What Josh Found Beneath Petra Left the Entire Team Speechless
🔎 Beneath the World’s Greatest Mysteries: New Clues Emerge From Roanoke, Franklin’s Expedition, Teotihuacan and Petra
From the vanished settlers of Roanoke to the unexplained engineering of Petra, some of history’s oldest enigmas continue to deepen as new discoveries, technologies and theories emerge. Recent investigations led by archaeologists, historians and explorers—including dramatic underground work in Mexico and Jordan—are beginning to challenge long-held assumptions about how ancient people lived, migrated and disappeared.

The Lost Colony: New Evidence After 450 Years
For centuries, the disappearance of the Roanoke settlers—115 men, women and children who arrived in 1587 under explorer John White—has confounded historians. When White returned to the colony three years later, the settlement had vanished without a trace. No bodies, no signs of battle—only the carved word CROATOAN.
In 1937, a discovery 50 miles inland near the Chowan River reignited the mystery. A hiker uncovered a stone inscribed with a heartbreaking message attributed to White’s daughter, Eleanor Dare, including the line: “Virginia went hence unto heaven 1591.” Soon, 48 more so-called “Dare Stones” appeared, painting a grim story of sickness, warfare and a westward migration.
But a 1940 journalistic investigation concluded most of the stones were hoaxes—crafted by a skilled engraver. Even the original stone’s authenticity is disputed. Without reliable physical evidence, the fate of the Roanoke settlers remains unresolved, though new archaeological surveys continue to probe the inland paths Eleanor’s group may have taken.
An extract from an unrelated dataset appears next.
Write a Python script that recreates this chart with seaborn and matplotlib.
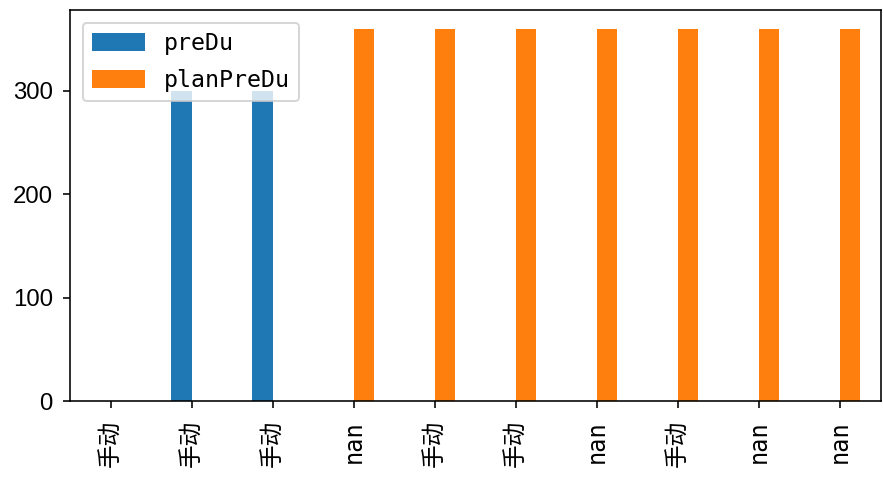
import matplotlib
matplotlib.use('Agg')
import matplotlib.pyplot as plt
import seaborn as sns
import pandas as pd
import numpy as np

plt.rcParams['font.family'] = ['DejaVu Sans Mono', 'Noto Sans CJK SC']
plt.rcParams['font.size'] = 11
plt.rcParams['axes.unicode_minus'] = False

labels = ['手动', '手动', '手动', 'nan', '手动', '手动', 'nan', '手动', 'nan', 'nan']
preDu = [np.nan, 300, 300, np.nan, np.nan, np.nan, np.nan, np.nan, np.nan, np.nan]
planPreDu = [np.nan, np.nan, np.nan, 360, 360, 360, 360, 360, 360, 360]
series = ['preDu', 'planPreDu']
yticks = [0, 100, 200, 300]

df = pd.DataFrame({'pos': list(range(len(labels))) * 2,
                   'value': preDu + planPreDu,
                   'series': ['preDu'] * len(labels) + ['planPreDu'] * len(labels)})

fig = plt.figure(figsize=(883 / 144, 477 / 144), dpi=144)
ax = fig.add_axes([70 / 883, 1 - 401 / 477, 810.5 / 883, 391 / 477])
sns.barplot(data=df, x='pos', y='value', hue='series', hue_order=series,
            order=list(range(len(labels))), width=0.5, gap=0,
            palette=['#1f77b4', '#ff7f0e'], saturation=1, ax=ax)
ax.set_xticks(range(len(labels)))
ax.set_xticklabels(labels, rotation=90, fontsize=11.8)
ax.tick_params(axis='x', pad=6)
ax.tick_params(axis='y', pad=5)
ax.set_xlim(-0.5, len(labels) - 0.5)
ax.set_ylim(0, 378)
ax.set_yticks(yticks)
ax.set_yticklabels([str(t) for t in yticks], family='Liberation Sans', fontsize=12)
ax.set_xlabel('')
ax.set_ylabel('')
handles, names = ax.get_legend_handles_labels()
ax.legend(handles, names, loc='upper left', fontsize=11.6, handlelength=2.3,
          handleheight=0.8, labelspacing=0.6, borderaxespad=0.55)

fig.savefig('out.png', dpi=144)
Franklin’s Doomed Arctic Expedition: A Chilling Reinterpretation
Another disappearance continues to fascinate researchers nearly 180 years later. In 1845, Sir John Franklin and 129 men vanished while attempting to chart the Northwest Passage. Their expedition ships, HMS Erebus and Terror, were lost until 2014 and 2016—found not through modern technology, but through Inuit oral histories describing a “big ship trapped in ice.”
Author and historian Ken McGoogan believes the crew’s downfall may have been a combination of bad luck, contaminated food, and a deadly parasite known as trichinella, acquired from eating infected polar bear meat. This, he argues, could explain their erratic behavior, delirium and eventual resort to cannibalism as they attempted to walk south across King William Island.
Ongoing underwater excavations of Erebus and Terror may yet reveal a definitive cause.

Teotihuacan: A Hidden Tunnel Beneath an Ancient Power
In Mexico, archaeologists exploring beneath the Temple of the Feathered Serpent at Teotihuacan have uncovered a vast underground tunnel sealed for nearly 1,700 years. The passages—lined with walls still bearing the original tool marks—lead to a chamber directly aligned with the pyramid above.
Inside, researchers found statues, shells, ceremonial objects and, remarkably, a rubber ball used in the Mesoamerican ritual ball game. The discovery suggests the chamber served as a sacred space connected to royal or religious power. But with no royal tombs ever found at Teotihuacan, the identity of the city’s rulers remains a gripping mystery.
Petra’s Treasury: A New Chamber Found Beneath the Icon
In Jordan, fresh GPR (Ground Penetrating Radar) scans have revealed a previously unknown chamber beneath the courtyard of Petra’s iconic Treasury—one of the most photographed structures on Earth. Though earlier excavations uncovered two empty rooms, the new anomaly hints at a deeper, unexplored cavity.
Archaeologists have begun carefully opening a dig site directly in front of the monument. Sifting through reddish soil under extreme heat, researchers are already uncovering pottery fragments and artifacts. Whether the chamber holds clues to Petra’s elite or reveals a purpose behind the monument—often mistaken for a royal tomb—remains to be seen.